Herd Tasks: Your weekly farming checklist
Cows rearing young calves need to optimise dry matter intake, so don’t force them to clean out paddocks too tight.
- Aim to get fertiliser on the ground once paddocks are grazed.
- Continue planning for silage - depending on land, location and production system as to whether you should put low volumes of N on when possible and cut early or go for a heavier cut at a later date. In the vast majority of cases, option one will optimise quality and quantity before next winter, as an early cut will allow slurry to be applied and push on N for a bulky but quality 2nd cut after 5/6 weeks.
- Maize and Beet planting has commenced. They really represent value and must be considered in beef and dairy herds.
- Breeding will start in spring herds very soon; I have some customers who have already started. Pre-breeding heat detections should be recorded to ensure cows are cycling normally- this will allow you to identify problem non-cycling cows requiring attention.
- Watch that the meal you are feeding has sufficient magnesium for the rate you are feeding. Keep intakes up, and don’t try to get cows to eat more grass than they can physically consume. Keep her right in early lactation, and she will look after you for the year and beyond. Cows produce the milk, and we should never lose sight of that fact!

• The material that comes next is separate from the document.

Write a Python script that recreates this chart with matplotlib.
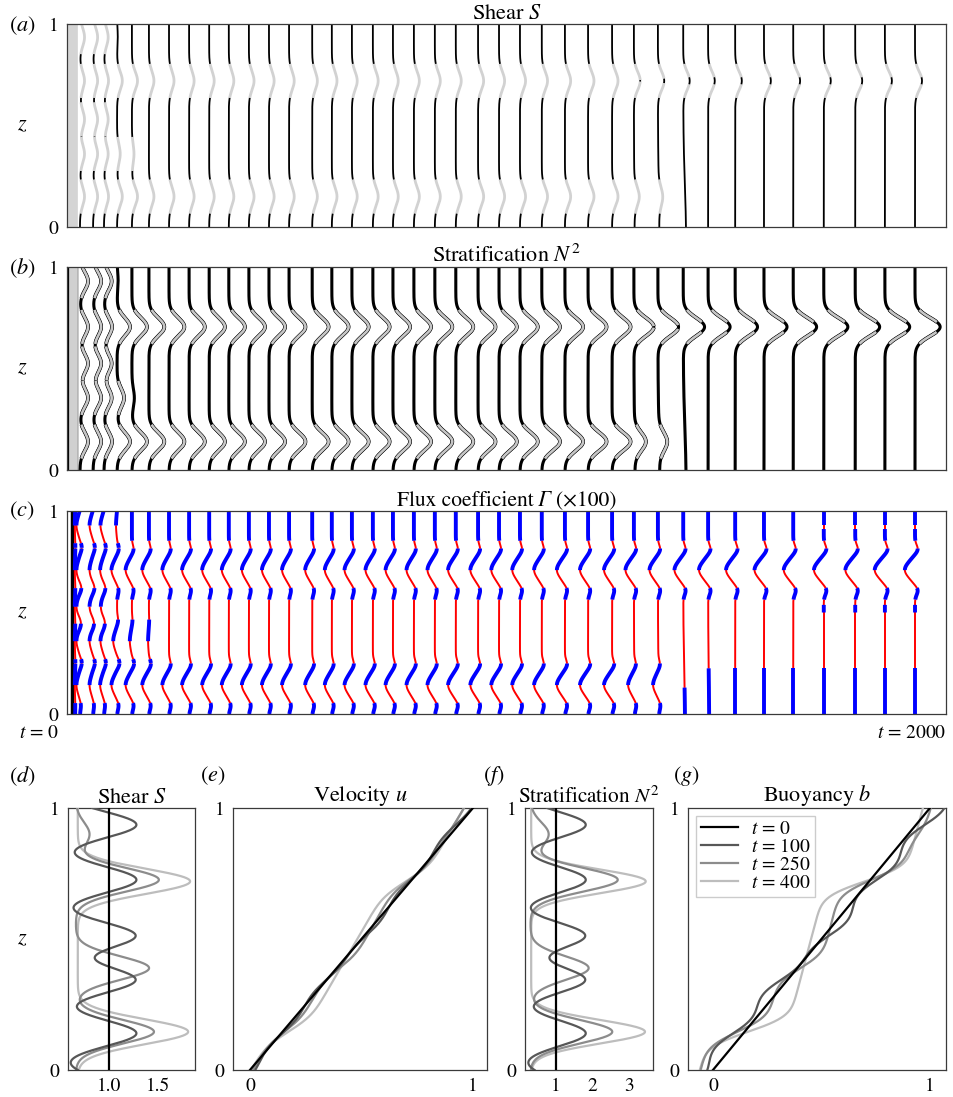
import numpy as np
import matplotlib.pyplot as plt

plt.rcParams['font.family'] = 'STIXGeneral'
plt.rcParams['mathtext.fontset'] = 'stix'
plt.rcParams['font.size'] = 14

W, H = 954, 1097

# ---------------- waterfall panels (a)-(c) ----------------
# times of the plotted profiles
t_prof = [0, 16, 46, 71, 101, 135, 174, 220, 266, 312, 357, 403, 449, 495, 548,
          593, 639, 687, 733, 781, 829, 877, 928, 976, 1024, 1074, 1127, 1180,
          1235, 1285, 1340, 1398, 1455, 1517, 1583, 1650, 1720, 1792, 1860, 1929]
NP = len(t_prof)

# interface heights: top, upper, middle, middle-2, lower
zc_S = [0.935, 0.72, 0.53, 0.36, 0.15]
zc_N = [0.93, 0.705, 0.525, 0.355, 0.14]
zc_G = [0.93, 0.71, 0.53, 0.36, 0.143]

# shear bump amplitudes per profile
S_top = [0, 0.65, 0.65, 0.6, 0.1, 0]
S_mid = [0, 0.65, 0.65, 0.6]
S_mid2 = [0, 0.65, 0.65, 0.6, 0.45, 0.3]
S_upper = [0, 0.65, 0.65, 0.65, 0.75, 0.8,
           0.72, 0.72, 0.72, 0.72, 0.72, 0.74, 0.74, 0.74, 0.74, 0.74, 0.76, 0.76,
           0.76, 0.78, 0.78, 0.78, 0.8, 0.8, 0.8, 0.82, 0.82, 0.85, 0.85,
           0.9, 0.9, 0.92, 0.95, 0.95, 0.98, 0.98, 1.0, 1.0, 1.0, 1.0]
S_lower = [0, 0.65, 0.65, 0.65, 0.75, 0.8,
           0.72, 0.72, 0.72, 0.72, 0.72, 0.74, 0.74, 0.74, 0.74, 0.74, 0.76, 0.76,
           0.76, 0.78, 0.78, 0.78, 0.8, 0.8, 0.8, 0.82, 0.82, 0.85, 0.85,
           0.7, 0.55]
S_lean = [0] * 29 + [0.1, 0.2, 0.4]
S_peakblack = [0] * 29 + [0.004, 0.012] + [0.018] * 9

# stratification bump amplitudes per profile
N_top = [0, 1.15, 1.15, 1.1, 0.15, 0]
N_mid = [0, 1.15, 1.15, 1.1]
N_mid2 = [0, 1.15, 1.15, 1.1, 1.0, 0.35]
N_upper = [0, 1.15, 1.15, 1.15, 1.85, 2.15,
           2.2, 2.2, 2.25, 2.25, 2.3, 2.3, 2.3, 2.35, 2.35, 2.4, 2.4, 2.4,
           2.45, 2.45, 2.5, 2.5, 2.5, 2.55, 2.55, 2.6, 2.6, 2.65, 2.65,
           2.85, 2.95, 3.05, 3.15, 3.2, 3.3, 3.35, 3.45, 3.5, 3.55, 3.6]
N_lower = [0, 1.15, 1.15, 1.15, 1.85, 2.15,
           2.2, 2.2, 2.25, 2.25, 2.3, 2.3, 2.3, 2.35, 2.35, 2.4, 2.4, 2.4,
           2.45, 2.45, 2.5, 2.5, 2.5, 2.55, 2.55, 2.6, 2.6, 2.65, 2.65,
           1.6, 1.15]
N_lean = [0] * 29 + [0.15, 0.25, 0.4]
N_peakblack = [0] * 29 + [0.004, 0.01] + [0.025] * 9

# flux coefficient dip depths per profile
G_top = [0.05, 0.5, 0.5, 0.5, 0.15]
G_mid = [0.05, 0.5, 0.5, 0.45]
G_mid2 = [0.05, 0.5, 0.5, 0.5, 0.55, 0.3, 0.12]
G_upper = [0.05, 0.5, 0.5, 0.55, 0.8, 0.9,
           0.95, 0.95, 1.0, 1.0, 1.0, 1.0, 1.0, 1.0, 1.0, 1.0, 1.05, 1.05,
           1.05, 1.05, 1.05, 1.1, 1.1, 1.1, 1.1, 1.1, 1.15, 1.15, 1.15,
           1.2, 1.2, 1.25, 1.3, 1.3, 1.35, 1.35, 1.4, 1.4, 1.45, 1.45]
G_lower = [0.05, 0.5, 0.5, 0.55, 0.8, 0.9,
           0.95, 0.95, 1.0, 1.0, 1.0, 1.0, 1.0, 1.0, 1.0, 1.0, 1.05, 1.05,
           1.05, 1.05, 1.05, 1.1, 1.1, 1.1, 1.1, 1.1, 1.15, 1.15, 1.15,
           0.9, 0.8]
G_lean = [0] * 29 + [0.1, 0.15, 0.25, 0.15]
G_floor = [0] * 31 + [0.13] + [0.225] * 8
G_extra_from = 36
G_red_top = (0.91, 0.93)
G_blue_mid = (0.50, 0.537)

# ---------------- profile panels (d)-(g) ----------------
t_lab = [0, 100, 250, 400]
line_cols = ['black', '#575757', '#8c8c8c', '#bdbdbd']

S_base = [1.0, 0.47, 0.66, 0.68]
S_cent = [[], [0.936, 0.726, 0.513, 0.344, 0.14, -0.075],
          [0.9, 0.726, 0.389, 0.146], [0.72, 0.146]]
S_amp = [[], [0.81, 0.81, 0.8, 0.8, 0.81, 0.6],
         [0.14, 0.85, 0.75, 0.8], [1.15, 1.13]]
S_sig = [0.05, 0.05, 0.045, 0.048]

N_base = [1.0, -0.08, 0.3, 0.32]
N_cent = [[], [0.936, 0.726, 0.513, 0.344, 0.14, -0.075],
          [0.9, 0.726, 0.389, 0.146], [0.72, 0.146]]
N_amp = [[], [1.9, 1.9, 1.88, 1.88, 1.9, 1.4],
         [0.5, 2.4, 1.6, 2.25], [3.15, 3.13]]
N_sig = [0.05, 0.05, 0.045, 0.045]

# -------------------------------------------------------------
z = np.linspace(0, 1, 801)
SCALE = 16.0
SIG = 0.045


def pad(a):
    return np.array(list(a) + [0] * (NP - len(a)), dtype=float)


def gauss(c, s):
    return np.exp(-0.5 * ((z - c) / s) ** 2)


def runs(mask):
    d = np.diff(np.r_[0, mask.astype(int), 0])
    return zip(np.where(d == 1)[0], np.where(d == -1)[0])


def seg(ax, x, i0, i1, **kw):
    i0 = max(i0 - 1, 0)
    i1 = min(i1 + 1, len(z))
    ax.plot(x[i0:i1], z[i0:i1], solid_capstyle='butt', **kw)


def rect(l, r, t, b):
    return [l / W, 1 - b / H, (r - l) / W, (b - t) / H]


def style(ax):
    for s in ax.spines.values():
        s.set_color('#3a3a3a')
        s.set_linewidth(0.9)
    ax.tick_params(length=0, pad=6)


fig = plt.figure(figsize=(W / 100, H / 100), dpi=100)
axa = fig.add_axes(rect(67, 946, 24, 227))
axb = fig.add_axes(rect(67, 946, 267, 470))
axc = fig.add_axes(rect(67, 946, 511, 714))


def grey_black(ax, fams, zc, lean, peakblack, thr, outline):
    for i, t in enumerate(t_prof):
        if i == 0:
            if outline:
                ax.plot([t, t], [0, 1], color='k', lw=7.5, solid_capstyle='butt')
                ax.plot([t, t], [0, 1], color='#d0d0d0', lw=6.3, solid_capstyle='butt')
            else:
                ax.plot([t, t], [0, 1], color='#d4d4d4', lw=7, solid_capstyle='butt')
            continue
        dev = lean[i] * gauss(-0.05, 0.25)
        grey = np.zeros(z.size, bool)
        for f, c in zip(fams, zc):
            dev = dev + f[i] * gauss(c, SIG)
            if f[i] >= thr:
                grey |= np.abs(z - c) < 1.85 * SIG
        grey &= np.abs(z - zc[1]) >= peakblack[i]
        x = t + SCALE * dev
        if outline:
            ax.plot(x, z, color='k', lw=2.2, solid_capstyle='butt')
            for i0, i1 in runs(grey):
                seg(ax, x, i0, i1, color='k', lw=2.7)
                seg(ax, x, i0, i1, color='#c6c6c6', lw=1.9)
        else:
            for i0, i1 in runs(~grey):
                seg(ax, x, i0, i1, color='k', lw=1.3)
            for i0, i1 in runs(grey):
                seg(ax, x, i0, i1, color='#d2d2d2', lw=2.0)


famS = [pad(S_top), pad(S_upper), pad(S_mid), pad(S_mid2), pad(S_lower)]
famN = [pad(N_top), pad(N_upper), pad(N_mid), pad(N_mid2), pad(N_lower)]
grey_black(axa, famS, zc_S, pad(S_lean), pad(S_peakblack), 0.2, False)
grey_black(axb, famN, zc_N, pad(N_lean), pad(N_peakblack), 0.4, True)

# panel (c): flux coefficient
famG = [pad(G_top), pad(G_upper), pad(G_mid), pad(G_mid2), pad(G_lower)]
GL = pad(G_lean)
GF = pad(G_floor)
axc.plot([-3, -3], [0, 1], color='k', lw=2.5, solid_capstyle='butt')
for i, t in enumerate(t_prof):
    dev = GL[i] * gauss(-0.05, 0.25)
    act = []
    for f, c in zip(famG, zc_G):
        dev = dev - f[i] * (gauss(c, 0.04)
                            - 0.3 * (gauss(c + 0.1, 0.022) + gauss(c - 0.1, 0.022)))
        if f[i] > 0:
            act.append(c)
    x = t + SCALE * dev
    if i == 0:
        x = x + 5
    act = np.array(act)
    near = act[np.argmin(np.abs(z[:, None] - act[None, :]), axis=1)]
    d = z - near
    blue = ((d >= 0) & (d < 0.105)) | ((d >= -0.145) & (d < -0.09))
    redz = ((d >= -0.09) & (d < 0)) | ((d >= 0.105) & (d < 0.145))
    far = ~(blue | redz)
    blue |= far & ((z > act.max()) | (z < GF[i]))
    if i >= G_extra_from:
        blue &= ~((z > G_red_top[0]) & (z < G_red_top[1]))
        blue |= (z > G_blue_mid[0]) & (z < G_blue_mid[1])
    for i0, i1 in runs(~blue):
        seg(axc, x, i0, i1, color='#ff0000', lw=1.4)
    for i0, i1 in runs(blue):
        seg(axc, x, i0, i1, color='#0000ff', lw=2.8)

for ax in (axa, axb, axc):
    ax.set_xlim(-13.7, 2000)
    ax.set_ylim(0, 1)
    ax.set_xticks([])
    ax.set_yticks([0, 1])
    style(ax)
axa.set_title('Shear $S$', pad=2, fontsize=16)
axb.set_title('Stratification $N^2$', pad=2, fontsize=16)

# title of (c) with an italic Gamma, built from three pieces
renderer = fig.canvas.get_renderer()
pieces = [('Flux coefficient', 'normal'), ('Γ', 'italic'), ('(×100)', 'normal')]
tx = [fig.text(0, 1 - 506 / H, s, style=st, va='baseline', fontsize=15.5)
      for s, st in pieces]
widths = [t.get_window_extent(renderer).width for t in tx]
gap = 4.5
xpos = (67 + 946) / 2 - (sum(widths) + 2 * gap) / 2
for t, w in zip(tx, widths):
    t.set_x(xpos / W)
    xpos += w + gap

fig.text(39 / W, 1 - 733 / H, '$t$ = 0', ha='center', va='center')
fig.text(946 / W, 1 - 733 / H, '$t$ = 2000', ha='right', va='center')

# ---------------- bottom panels ----------------
axd = fig.add_axes(rect(68, 195, 808, 1070))
axe = fig.add_axes(rect(233, 487, 808, 1070))
axf = fig.add_axes(rect(525, 653, 808, 1070))
axg = fig.add_axes(rect(688, 946, 808, 1070))

dz = z[1] - z[0]
for k in range(len(t_lab)):
    S = S_base[k] + sum(a * gauss(c, S_sig[k]) for a, c in zip(S_amp[k], S_cent[k])) * np.ones_like(z)
    N2 = N_base[k] + sum(a * gauss(c, N_sig[k]) for a, c in zip(N_amp[k], N_cent[k])) * np.ones_like(z)
    U = np.r_[0, np.cumsum(0.5 * (S[1:] + S[:-1]) * dz)]
    B = np.r_[0, np.cumsum(0.5 * (N2[1:] + N2[:-1]) * dz)]
    u = U - U.mean() + 0.5
    b = B - B.mean() + 0.5
    zo = 5 if k == 0 else 3 - k * 0.1
    kw = dict(color=line_cols[k], lw=1.6, zorder=zo)
    axd.plot(S, z, **kw)
    axe.plot(u, z, **kw)
    axf.plot(N2, z, **kw)
    axg.plot(b, z, label='$t$ = %d' % t_lab[k], **kw)

axd.set_xlim(0.58, 1.88)
axd.set_xticks([1.0, 1.5])
axd.set_xticklabels(['1.0', '1.5'])
axe.set_xlim(-0.076, 1.063)
axe.set_xticks([0, 1])
axf.set_xlim(0.15, 3.67)
axf.set_xticks([1, 2, 3])
axg.set_xlim(-0.115, 1.074)
axg.set_xticks([0, 1])
for ax, ttl in zip((axd, axe, axf, axg),
                   ['Shear $S$', 'Velocity $u$', 'Stratification $N^2$', 'Buoyancy $b$']):
    ax.set_ylim(0, 1)
    ax.set_yticks([0, 1])
    if ax is axf:
        ax.set_title(ttl, pad=3, fontsize=15.3)
    else:
        ax.set_title(ttl, pad=2, fontsize=16)
    style(ax)

leg = axg.legend(loc='upper left', handlelength=1.9, labelspacing=0.0,
                 borderpad=0.25, handletextpad=0.7, fancybox=False, framealpha=1,
                 fontsize=14, borderaxespad=0.4)
leg.get_frame().set_edgecolor('#cccccc')

# z labels and panel letters
for yc in (125, 368, 612, 939):
    fig.text(22 / W, 1 - yc / H, '$z$', ha='center', va='center', fontsize=16)
for lab, xc, yc in [('a', 22, 26), ('b', 22, 268), ('c', 22, 511),
                    ('d', 22, 776), ('e', 213, 776), ('f', 494, 776), ('g', 686, 776)]:
    fig.text(xc / W, 1 - yc / H, '($%s$)' % lab, ha='center', va='center', fontsize=16)

fig.savefig('out.png', dpi=100)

- Supplement suckled cows at grass with Magnesium to prevent Tetany - Bucket licks or by adding it to water.
- Cows rearing young calves need to optimise dry matter intake, so don’t force them to clean out paddocks too tight and move them on to get intakes up as you will need to put them back in calf soon. The grass will still be there next time around.
- If maiden heifers are out on grass, they should be offered a fertility mineral bucket to prepare them for the breeding season. Basic elements such as Phosphorous and Calcium are important for frame growth and saliva production/digestion.